In verse two, the Vicar pulls out his central metaphor: "Now the Devil has a player and he's called the Demon Bowler, / He's shrewd, he's rude, he's wicked." (Love that internal rhyme!). Years later I would learn that Ray didn't make this guy up; since Victorian times the Demon Bowler has been a term to describe any wickedly fast bowler (or pitcher, to us Yanks). You'll find it in old Punch cartoons, or P.G. Wodehouse stories; it's a phrase so ingrained in upper-class British culture that it had almost lost its satanic overtones -- but Ray Davies put them back with a vengeance.

Ray's vocal quivers with cartoonish self-righteousness as he sings my favorite line in the song: "He'll baffle you with googlies / With leg breaks and offspin / But keep a level head and don't let that demon in." And the Vicar's advice for foiling the dread Demon Bowler? It's straight out of the stiff-upper-lip manual: "So keep a straight bat at all times, let the Bible be your guide / And you'll get by, yes you'll get by. " He gets even more histrionic in verse three; I can just imagine Ray waggling his finger in the air as he exhorts his congregation: "The Devil takes the weak in spirit, so we must always be courageous! / And remember that God is on your side."

We're way beyond music hall here; this is full-blown pantomime, mustache-twirling villains and all. "Cricket" is no prim Anglican hymn: it's all revival-meeting dramatics, and that horn section is absolutely crucial, adding its Salvation-Army style oom-pah (that bloopy, farting tuba!).

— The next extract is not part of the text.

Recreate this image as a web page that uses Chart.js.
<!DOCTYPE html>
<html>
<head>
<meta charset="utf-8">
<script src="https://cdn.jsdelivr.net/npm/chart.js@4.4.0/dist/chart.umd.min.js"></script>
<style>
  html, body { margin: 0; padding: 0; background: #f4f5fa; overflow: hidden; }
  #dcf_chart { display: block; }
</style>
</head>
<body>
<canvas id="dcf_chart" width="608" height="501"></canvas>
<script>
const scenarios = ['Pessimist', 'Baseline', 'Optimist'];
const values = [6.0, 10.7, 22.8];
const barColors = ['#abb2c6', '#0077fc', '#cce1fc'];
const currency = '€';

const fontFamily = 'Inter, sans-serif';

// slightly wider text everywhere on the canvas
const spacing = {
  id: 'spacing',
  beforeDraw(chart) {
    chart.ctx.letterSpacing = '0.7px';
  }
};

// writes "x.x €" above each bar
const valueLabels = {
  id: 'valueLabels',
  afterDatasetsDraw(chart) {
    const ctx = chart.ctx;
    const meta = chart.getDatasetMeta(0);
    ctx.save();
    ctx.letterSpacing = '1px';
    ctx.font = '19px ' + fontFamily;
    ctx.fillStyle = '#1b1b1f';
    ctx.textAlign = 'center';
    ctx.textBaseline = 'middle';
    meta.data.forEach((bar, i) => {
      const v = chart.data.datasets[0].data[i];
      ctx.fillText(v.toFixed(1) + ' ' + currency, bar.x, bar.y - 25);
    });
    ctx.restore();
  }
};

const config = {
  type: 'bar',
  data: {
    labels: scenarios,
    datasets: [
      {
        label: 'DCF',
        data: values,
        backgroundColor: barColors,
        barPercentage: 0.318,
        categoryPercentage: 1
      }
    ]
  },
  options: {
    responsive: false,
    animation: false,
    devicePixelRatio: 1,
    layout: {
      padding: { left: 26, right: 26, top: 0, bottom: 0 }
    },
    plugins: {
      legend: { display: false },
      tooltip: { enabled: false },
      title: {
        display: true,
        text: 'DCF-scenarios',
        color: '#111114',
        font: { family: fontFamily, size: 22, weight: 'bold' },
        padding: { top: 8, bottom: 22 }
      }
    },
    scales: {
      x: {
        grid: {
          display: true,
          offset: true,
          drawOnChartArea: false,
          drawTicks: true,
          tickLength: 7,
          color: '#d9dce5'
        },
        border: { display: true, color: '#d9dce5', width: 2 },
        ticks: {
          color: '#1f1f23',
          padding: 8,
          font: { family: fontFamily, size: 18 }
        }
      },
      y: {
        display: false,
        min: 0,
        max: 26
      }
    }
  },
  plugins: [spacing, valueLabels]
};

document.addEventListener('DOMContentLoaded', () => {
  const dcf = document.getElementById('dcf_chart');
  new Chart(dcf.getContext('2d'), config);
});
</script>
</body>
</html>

The lumbering tempo, the fastidiously mincing melody -- you can't take it seriously. You aren't supposed to take it seriously.

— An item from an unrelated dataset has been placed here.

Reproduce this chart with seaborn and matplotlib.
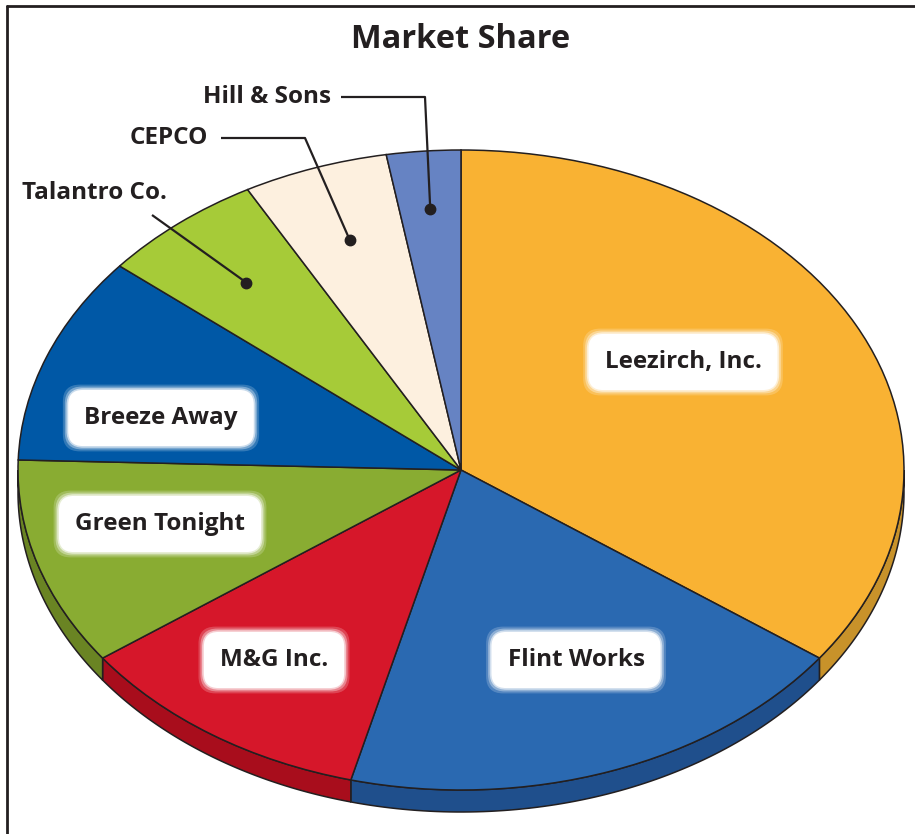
import numpy as np
import matplotlib
matplotlib.use("Agg")
import matplotlib.pyplot as plt
import seaborn as sns
from matplotlib.patches import Polygon
from matplotlib.lines import Line2D

# market share (%), clockwise from 12 o'clock
companies = ['Leezirch, Inc.', 'Flint Works', 'M&G Inc.', 'Green Tonight',
             'Breeze Away', 'Talantro Co.', 'CEPCO', 'Hill & Sons']
shares = [35.0, 19.0, 11.0, 10.5, 10.5, 6.0, 5.3, 2.7]
face_colors = ['#F9B233', '#2A69B1', '#D6172A', '#89AC32',
               '#0058A6', '#A6CB38', '#FDF0DF', '#6683C3']
side_colors = ['#C8922A', '#1F4F8C', '#A80D1C', '#6A8423',
               '#00427D', '#7F9D2A', '#D9C9B5', '#4B64A0']

sns.set_theme(style='white')
plt.rcParams['font.family'] = ['Open Sans', 'DejaVu Sans']

W, H = 915, 834
CX, CY, RX, RY = 461, 470, 443, 320
DEPTH = 22 / RY
INK = '#231F20'
FS = 17.5


def px(x, y):
    # pixel position -> data coords of the (stretched) pie
    return (x - CX) / RX, (CY - y) / RY


fig = plt.figure(figsize=(W / 100, H / 100), dpi=100)
ax = fig.add_axes([0, 0, 1, 1])

wedges, _ = ax.pie(shares, colors=face_colors, startangle=90, counterclock=False,
                   wedgeprops=dict(edgecolor=INK, linewidth=1.1), radius=1)
for w in wedges:
    w.set_zorder(3)

# side wall of the disc (only the front half is visible)
for w, sc in zip(wedges, side_colors):
    for lo, hi in [(-180, 0), (180, 360), (-540, -360)]:
        a, b = max(w.theta1, lo), min(w.theta2, hi)
        if b <= a:
            continue
        t = np.radians(np.linspace(a, b, 80))
        top = np.column_stack([np.cos(t), np.sin(t)])
        bot = np.column_stack([np.cos(t[::-1]), np.sin(t[::-1]) - DEPTH])
        ax.add_patch(Polygon(np.vstack([top, bot]), closed=True, facecolor=sc,
                             edgecolor=INK, linewidth=1.1, zorder=2))

ax.set_aspect('auto')
ax.set_xlim(-CX / RX, (W - CX) / RX)
ax.set_ylim((CY - H) / RY, CY / RY)
ax.axis('off')

# labels in white glowing boxes
inside = {'Leezirch, Inc.': (683, 362), 'Flint Works': (576, 660),
          'M&G Inc.': (274, 660), 'Green Tonight': (160, 524),
          'Breeze Away': (161, 418)}
for name, (x, y) in inside.items():
    X, Y = px(x, y)
    for pad, alpha in [(0.88, 0.2), (0.8, 0.35), (0.73, 0.6)]:
        ax.text(X, Y, name, fontsize=FS, fontweight='bold', color='none',
                ha='center', va='center', zorder=5,
                bbox=dict(boxstyle=f'round,pad={pad},rounding_size=0.7',
                          facecolor='white', edgecolor='none', alpha=alpha))
    ax.text(X, Y, name, fontsize=FS, fontweight='bold', color=INK,
            ha='center', va='center', zorder=6,
            bbox=dict(boxstyle='round,pad=0.66,rounding_size=0.6',
                      facecolor='white', edgecolor='none'))

# callouts for the thin slices
callouts = {'Hill & Sons': dict(text=(331, 97, 'right'), path=[(341, 97), (425, 97)], r=0.82),
            'CEPCO': dict(text=(208, 138, 'right'), path=[(221, 138), (305, 138)], r=0.76),
            'Talantro Co.': dict(text=(22, 193, 'left'), path=[(152, 215)], r=0.76)}
for w, name in zip(wedges, companies):
    if name not in callouts:
        continue
    c = callouts[name]
    mid = np.radians((w.theta1 + w.theta2) / 2)
    dot = (c['r'] * np.cos(mid), c['r'] * np.sin(mid))
    pts = [px(*p) for p in c['path']] + [dot]
    ax.plot([p[0] for p in pts], [p[1] for p in pts], color=INK, lw=1.6, zorder=7,
            solid_capstyle='butt')
    ax.plot(*dot, 'o', color=INK, markersize=7.5, zorder=8)
    tx, ty, ha = c['text']
    X, Y = px(tx, ty)
    ax.text(X, Y, name, fontsize=FS, fontweight='bold', color=INK,
            ha=ha, va='center', zorder=8)

fig.text(461 / W, 1 - 40 / H, 'Market Share', fontsize=23.5, fontweight='bold',
         color=INK, ha='center', va='center')

# frame (top and left edges only)
fig.add_artist(Line2D([7 / W, 1], [1 - 6 / H, 1 - 6 / H], color=INK, lw=2))
fig.add_artist(Line2D([7 / W, 7 / W], [0, 1 - 6 / H], color=INK, lw=2))

fig.savefig('out.png', dpi=100, facecolor='white')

And yet, it's not just a novelty song. Ray Davies never writes "just" novelty songs. The Vicar's hypocrisy and simplistic moral vision are part of what's rotten at the core of society, leaving the people of Preservation vulnerable to schemers like Mr. Black and Mr. Flash. On Preservation Act 1, the vision is still soft-focus and pastoral, but Ray was already laying the foundation for the evil to come in Act 2.I wouldn't receive Act 2 for another six months, though. In the meantime, I played Preservation Act 1 over and over, memorizing every vocal quirk, every odd phrase, every ironic instrumental flourish. It was like going down the rabbit hole in Alice in Wonderland -- who knew what I would find at the other end?

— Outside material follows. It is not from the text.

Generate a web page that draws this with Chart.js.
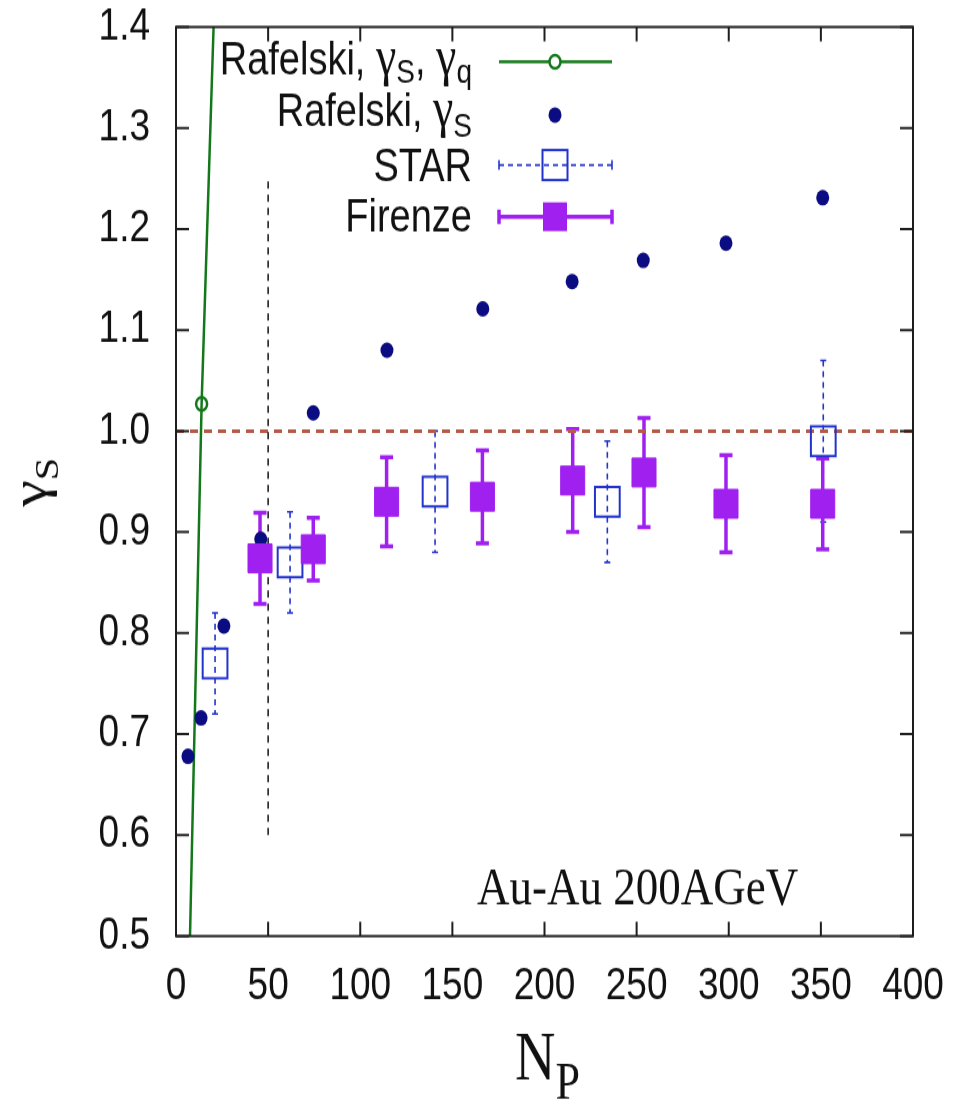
<!DOCTYPE html>
<html>
<head>
<meta charset="utf-8">
<script src="https://cdn.jsdelivr.net/npm/chart.js@4.4.1/dist/chart.umd.min.js"></script>
<style>
  html, body { margin: 0; padding: 0; background: #fff; }
</style>
</head>
<body>
<!-- drawn at 957x918 and shown a bit taller, like the printed figure -->
<canvas id="plot" width="957" height="918" style="display:block;width:957px;height:1101px"></canvas>
<script>
// Rafelski fit with gamma_S and gamma_q free (line, one marked point)
var rafQX = [7.6, 13.9, 20.4];
var rafQY = [0.5, 1.027, 1.4];
var rafQMark = [0, 5.5, 0];

// Rafelski fit, gamma_S only
var rafX = [6.5, 13.6, 26, 46, 74.5, 114.5, 166.5, 215, 253.6, 298.5, 351];
var rafY = [0.678, 0.716, 0.807, 0.893, 1.018, 1.080, 1.121, 1.148, 1.169, 1.186, 1.231];

// STAR
var starX = [21.2, 61.9, 140.6, 234.1, 351.3];
var starY = [0.770, 0.870, 0.940, 0.930, 0.990];
var starErr = [0.05, 0.05, 0.06, 0.06, 0.08];

// Firenze
var firX = [45.6, 74.5, 114.3, 166.3, 215.3, 254, 298.5, 351];
var firY = [0.874, 0.883, 0.930, 0.935, 0.951, 0.959, 0.928, 0.928];
var firErr = [0.045, 0.031, 0.044, 0.046, 0.051, 0.054, 0.048, 0.045];

// reference lines
var unityX = [0, 400], unityY = [1.0, 1.0];
var cutX = [50, 50], cutY = [0.6, 1.25];

var xTickValues = [0, 50, 100, 150, 200, 250, 300, 350, 400];
var yTickValues = [0.5, 0.6, 0.7, 0.8, 0.9, 1.0, 1.1, 1.2, 1.3, 1.4];

var GREEN = '#13781a', NAVY = '#0c0c82', BLUE = '#2233cc', PURPLE = '#a020f0';
var SANS = '"Liberation Sans", Arial, sans-serif';
var SERIF = '"Liberation Serif", "Times New Roman", serif';

function pts(xs, ys) {
  return xs.map(function(x, i) { return { x: x, y: ys[i] }; });
}

function drawErrorBars(chart, xs, ys, errs, st) {
  var ctx = chart.ctx, sx = chart.scales.x, sy = chart.scales.y;
  ctx.save();
  ctx.strokeStyle = st.color;
  ctx.lineWidth = st.width;
  for (var i = 0; i < xs.length; i++) {
    var px = sx.getPixelForValue(xs[i]);
    var top = sy.getPixelForValue(ys[i] + errs[i]);
    var bot = sy.getPixelForValue(ys[i] - errs[i]);
    ctx.setLineDash(st.dash || []);
    ctx.beginPath(); ctx.moveTo(px, top); ctx.lineTo(px, bot); ctx.stroke();
    ctx.setLineDash([]);
    ctx.beginPath();
    ctx.moveTo(px - st.cap, top); ctx.lineTo(px + st.cap, top);
    ctx.moveTo(px - st.cap, bot); ctx.lineTo(px + st.cap, bot);
    ctx.stroke();
  }
  ctx.restore();
}

// text made of pieces in different fonts (subscripts etc.)
function drawRich(ctx, segs, x, y, align) {
  var w = 0;
  segs.forEach(function(s) { ctx.font = s.font; w += ctx.measureText(s.t).width; });
  var cx = align === 'right' ? x - w : (align === 'center' ? x - w / 2 : x);
  ctx.textAlign = 'left';
  ctx.textBaseline = 'alphabetic';
  segs.forEach(function(s) {
    ctx.font = s.font;
    ctx.fillText(s.t, cx, y + (s.dy || 0));
    cx += ctx.measureText(s.t).width;
  });
}

// no automatic room for overhanging tick labels; layout padding decides
function noPad(s) {
  s.paddingTop = 0; s.paddingBottom = 0; s.paddingLeft = 0; s.paddingRight = 0;
}

var errorBars = {
  id: 'errorBars',
  beforeDatasetsDraw: function(chart) {
    drawErrorBars(chart, starX, starY, starErr, { color: BLUE, width: 1.6, dash: [5, 4], cap: 3 });
    drawErrorBars(chart, firX, firY, firErr, { color: PURPLE, width: 3.5, cap: 6.5 });
  }
};

var frame = {
  id: 'frame',
  afterDraw: function(chart) {
    var ctx = chart.ctx, a = chart.chartArea, sx = chart.scales.x, sy = chart.scales.y;
    ctx.save();
    ctx.strokeStyle = '#1e1e1e';
    ctx.lineWidth = 2;
    ctx.strokeRect(a.left, a.top, a.right - a.left, a.bottom - a.top);
    ctx.beginPath();
    xTickValues.forEach(function(v) {
      var px = sx.getPixelForValue(v);
      ctx.moveTo(px, a.bottom); ctx.lineTo(px, a.bottom - 12);
      ctx.moveTo(px, a.top); ctx.lineTo(px, a.top + 12);
    });
    yTickValues.forEach(function(v) {
      var py = sy.getPixelForValue(v);
      ctx.moveTo(a.left, py); ctx.lineTo(a.left + 13, py);
      ctx.moveTo(a.right, py); ctx.lineTo(a.right - 13, py);
    });
    ctx.stroke();
    ctx.restore();

    ctx.save();
    ctx.fillStyle = '#111';
    var big = '38px ' + SANS, sub = '28px ' + SANS, g = '46px ' + SERIF;

    // key, text right aligned, samples to the right
    var tx = 472, x0 = 499, x1 = 612, xm = 555;
    var rows = [51.4, 95.9, 137.6, 180.7];
    drawRich(ctx, [
      { t: 'Rafelski, ', font: big }, { t: 'γ', font: g }, { t: 'S', font: sub, dy: 7 },
      { t: ', ', font: big }, { t: 'γ', font: g }, { t: 'q', font: sub, dy: 7 }
    ], tx, rows[0] + 11, 'right');
    drawRich(ctx, [
      { t: 'Rafelski, ', font: big }, { t: 'γ', font: g }, { t: 'S', font: sub, dy: 9 }
    ], tx, rows[1] + 9, 'right');
    drawRich(ctx, [{ t: 'STAR', font: big }], tx, rows[2] + 13, 'right');
    drawRich(ctx, [{ t: 'Firenze', font: big }], tx, rows[3] + 12, 'right');

    // green line sample
    ctx.strokeStyle = GREEN; ctx.lineWidth = 2.5;
    ctx.beginPath(); ctx.moveTo(x0, rows[0]); ctx.lineTo(x1, rows[0]); ctx.stroke();
    ctx.beginPath(); ctx.arc(xm, rows[0], 5.5, 0, Math.PI * 2); ctx.fillStyle = '#fff'; ctx.fill(); ctx.stroke();
    // dot sample
    ctx.fillStyle = NAVY;
    ctx.beginPath(); ctx.arc(xm, rows[1], 6.5, 0, Math.PI * 2); ctx.fill();
    // STAR sample
    ctx.strokeStyle = BLUE; ctx.lineWidth = 1.6; ctx.setLineDash([5, 4]);
    ctx.beginPath(); ctx.moveTo(x0, rows[2]); ctx.lineTo(x1, rows[2]); ctx.stroke();
    ctx.setLineDash([]);
    ctx.beginPath();
    ctx.moveTo(x0, rows[2] - 4); ctx.lineTo(x0, rows[2] + 4);
    ctx.moveTo(x1, rows[2] - 4); ctx.lineTo(x1, rows[2] + 4);
    ctx.stroke();
    ctx.lineWidth = 2;
    ctx.strokeRect(xm - 12.5, rows[2] - 12.5, 25, 25);
    // Firenze sample
    ctx.strokeStyle = PURPLE; ctx.fillStyle = PURPLE; ctx.lineWidth = 3.5;
    ctx.beginPath(); ctx.moveTo(x0, rows[3]); ctx.lineTo(x1, rows[3]);
    ctx.moveTo(x0, rows[3] - 6); ctx.lineTo(x0, rows[3] + 6);
    ctx.moveTo(x1, rows[3] - 6); ctx.lineTo(x1, rows[3] + 6);
    ctx.stroke();
    ctx.fillRect(xm - 12, rows[3] - 12, 24, 24);

    // system label
    ctx.fillStyle = '#111';
    drawRich(ctx, [{ t: 'Au-Au 200AGeV', font: '45px ' + SERIF }], 477, 754, 'left');

    // axis titles
    drawRich(ctx, [
      { t: 'N', font: '56px ' + SERIF }, { t: 'P', font: '44px ' + SERIF, dy: 16 }
    ], 515, 900, 'left');
    ctx.translate(38, 402);
    ctx.rotate(-Math.PI / 2);
    drawRich(ctx, [
      { t: 'γ', font: '50px ' + SERIF }, { t: 'S', font: '34px ' + SERIF, dy: 12 }
    ], 0, 8, 'center');
    ctx.restore();
  }
};

new Chart(document.getElementById('plot'), {
  type: 'scatter',
  data: {
    datasets: [
      {
        label: 'Firenze', data: pts(firX, firY), order: 1,
        pointStyle: 'rect', pointRadius: 17, pointBackgroundColor: PURPLE,
        pointBorderColor: PURPLE, pointBorderWidth: 1
      },
      {
        label: 'STAR', data: pts(starX, starY), order: 2,
        pointStyle: 'rect', pointRadius: 17.5, pointBackgroundColor: 'rgba(0,0,0,0)',
        pointBorderColor: BLUE, pointBorderWidth: 2
      },
      {
        label: 'Rafelski, γS', data: pts(rafX, rafY), order: 3,
        pointStyle: 'circle', pointRadius: 6.5, pointBackgroundColor: NAVY, pointBorderWidth: 0
      },
      {
        label: 'Rafelski, γS, γq', data: pts(rafQX, rafQY), order: 4,
        showLine: true, borderColor: GREEN, borderWidth: 2.5,
        pointRadius: rafQMark, pointBorderColor: GREEN, pointBorderWidth: 2.5,
        pointBackgroundColor: 'rgba(255,255,255,0)'
      },
      {
        label: 'cut', data: pts(cutX, cutY), order: 5,
        showLine: true, borderColor: '#111', borderWidth: 1.5, borderDash: [6, 5], pointRadius: 0
      },
      {
        label: 'unity', data: pts(unityX, unityY), order: 6,
        showLine: true, borderColor: '#b65a48', borderWidth: 3, borderDash: [8, 6], pointRadius: 0
      }
    ]
  },
  options: {
    responsive: false,
    devicePixelRatio: 1,
    animation: false,
    layout: { padding: { top: 22.5, right: 44, bottom: 0, left: 0 } },
    plugins: { legend: { display: false }, tooltip: { enabled: false } },
    scales: {
      x: {
        type: 'linear', min: 0, max: 400,
        afterBuildTicks: function(s) { s.ticks = xTickValues.map(function(v) { return { value: v }; }); },
        afterFit: function(s) { s.height = 137.5; noPad(s); },
        grid: { display: false, drawTicks: false },
        border: { display: false },
        ticks: { padding: 20, color: '#111', font: { family: SANS, size: 37 },
                 callback: function(v) { return String(v); } }
      },
      y: {
        type: 'linear', min: 0.5, max: 1.4,
        afterBuildTicks: function(s) { s.ticks = yTickValues.map(function(v) { return { value: v }; }); },
        afterFit: function(s) { s.width = 176; noPad(s); },
        grid: { display: false, drawTicks: false },
        border: { display: false },
        ticks: { padding: 26, color: '#111', font: { family: SANS, size: 37 },
                 callback: function(v) { return v.toFixed(1); } }
      }
    }
  },
  plugins: [errorBars, frame]
});
</script>
</body>
</html>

COMING SOON: Preservation Act 2 and "Scum of the Earth"

4 comments:

Anonymous said...

have a cuppa tea is often in my head.

Anonymous said...

..."And you know that that's not cricket."

Of course not, it's
Croquet.

Anonymous said...

PRESERVATION ALBUM COMPLETE (1973 & 1974)

It is a wonderful conceptual play a great beauty but underestimated. It is the most ambitious project davies Ray, why is the Bible of The Kinks !!!
Melodies all beautiful, elegant, metal instruments, strings, female vocals and varied to be a great play. Worst of all is that the conceptual albumnes usually have very bad review. GREAT WORK

Unknown said...

Wandering across the internet, on this memorable day of Brexit – so sad to lose a good friend – I rediscovered 'Cricket' and your wonderful analysis of this great Kinks song. Thank you.